Yemana and Harris often create humor by challenging the prejudices and stereotypes they face as racial Others. For instance, when Fish asks Yemana to recommend a good Chinese restaurant, Yemana responds to Fish’s generalizing of Asians by giving him the name of a Japanese restaurant, knowing Fish won’t be able to tell the difference until he goes to the restaurant. When Fish confronts Yemana upon realizing he is the brunt of a joke, Yemana coolly replies, “They all look the same to me”.
So, yes, Barney Miller relies on racial, sexual, and gender divides to create humor. But rather than only applying stereotypes for laughs, the show’s creators make an earnest attempt to grapple with some prejudices (without letting the show get too serious). Twice in this third season, for instance, the detectives hold homosexual men in their custody. Both times, the homosexuals are confronted with initial distrust or outright hatred from some characters.
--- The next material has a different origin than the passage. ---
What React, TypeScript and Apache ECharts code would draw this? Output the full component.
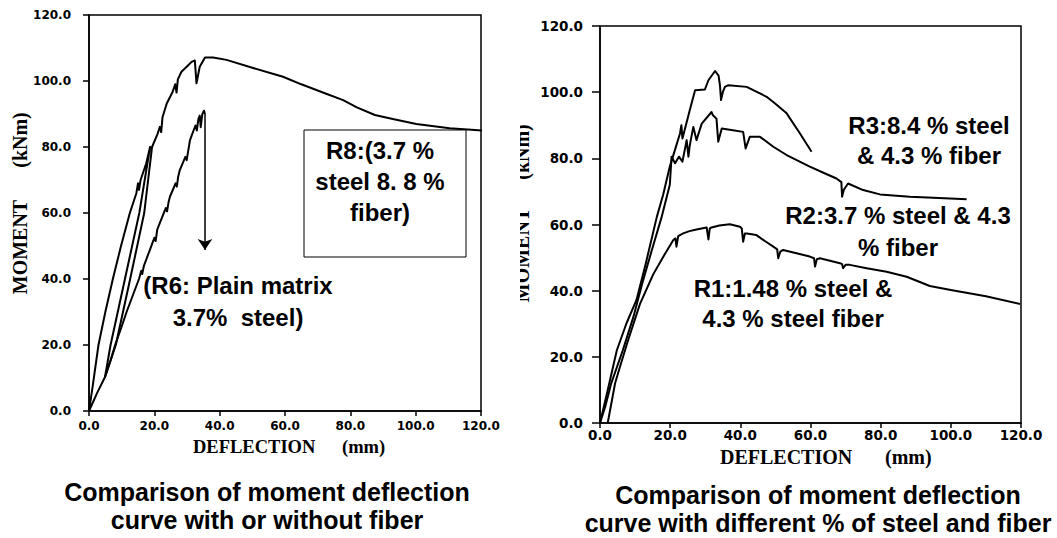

By each episode’s conclusion, the audience is still laughing at the effeminate homosexuals, but in one way or another, the tension between them and the police force has dissipated—they’ve made some progress towards being treated as three-dimensional human beings. There’s nothing revolutionary here, but the show is not reactionary, either.
By the conclusion of the third season of Barney Miller, the two things that really stand out are the bad theme song—possibly the least melodic in television history—and the simple formula the show follows for nearly every episode. But again, there is beauty in the simplicity.
The show’s writers manage to fit thoroughly likeable characters and one-liners into their 25-minute outline, and it is impressive how they avoid introducing any truly malicious criminals over the entire season without completely robbing the show of its credibility.
All in all, Barney Miller is innocuous fun that shows its age but is still great for providing a half-hour killing episode, here and there.